You’ll need to disclose the Ultimate Beneficial Owners (UBOs) of your business, usually anyone with 5%+ control or influence even if they are not listed on your company registration documents. Global providers require beneficial ownership disclosure as part of African fintech compliance rules. A higher threshold may apply to certain jurisdictions and businesses.

  • This includes both direct and indirect owners
  • Even if your company is registered in Nigeria, Uganda or Kenya, you need to comply with international FATF guidelines

Failure to disclose UBOs accurately can result in denial of access to collection accounts.

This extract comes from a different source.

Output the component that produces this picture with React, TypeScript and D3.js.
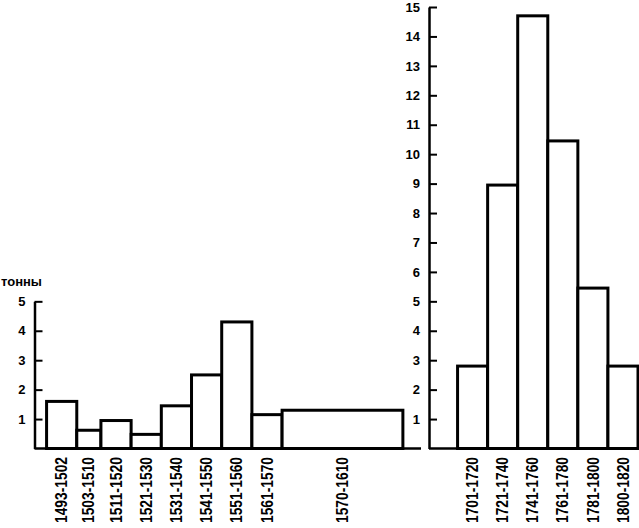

3. AML & Transaction Monitoring Obligations

Once you’re live and collecting payments, your fintech is expected to comply with:

  • Ongoing monitoring of transactions
  • Flagging and reporting suspicious activities
  • Keeping records of where the money came from and where it’s going

Some providers offer automated tools or dashboards for this, but it’s still your responsibility as the account holder to monitor transactions on your end.Expect providers to suspend your access or block funds if your activity appears high-risk or violates policy.

4. Data Privacy & Cross-Border Data Transfers

If your fintech processes user personal data while collecting payments , you may fall under:

  • Nigeria’s NDPA
  • Kenya’s Data Protection Act
  • South Africa’s POPIA
  • GDPR and respective countries local data protection laws

These require:

  • Express user consent for data use
  • Secure data storage practices
  • Sometimes, restrictions on sending data overseas etc

Make sure your global collections provider is compliant and that you include privacy disclosures in your onboarding flow.

Staying Compliant with Global Collections

  1. Choose a provider that’s licensed, has proper partnerships and transparent.
  2. Do proper KYB early and update it when things change. Got new shareholders or directors? Report them.
  3. Understand local laws in your home country. Know when you can convert, withdraw, or hold foreign currencies and what taxes or filings apply.
  4. Use RegTech tools to track and report transactions. Automate what you can, but stay hands-on with high risk flags or reversals.

Stay in touch with your provider’s compliance team. If in doubt, ask. It’s better than triggering an audit or frozen account.

How to Get Started with Global Collections (The Right Way)

  1. Apply via a licensed global payment provider
  2. Submit all compliance docs during onboarding
  3. Set up internal transaction monitoring processes
  4. Ensure your FX, tax, and privacy obligations are met
  5. Start collecting global payments with peace of mind

Conclusion: Compliance Isn’t Just a Requirement, It’s a Superpower

For African fintechs, collecting payments in foreign currencies isn’t just about convenience, mastering African fintech compliance unlocks scale and credibility in the global market.

Ready to expand your fintech’s reach with fully compliant global collection accounts? Talk to Fincra today and start collecting payments worldwide with confidence. But with that reach comes responsibility.

Link to FATF Recommendations

By understanding and meeting your compliance obligations from KYB and AML to FX and data laws, you don’t just stay legal. You stay ahead. Because in the world of global collections, compliance is the key to unlocking scale.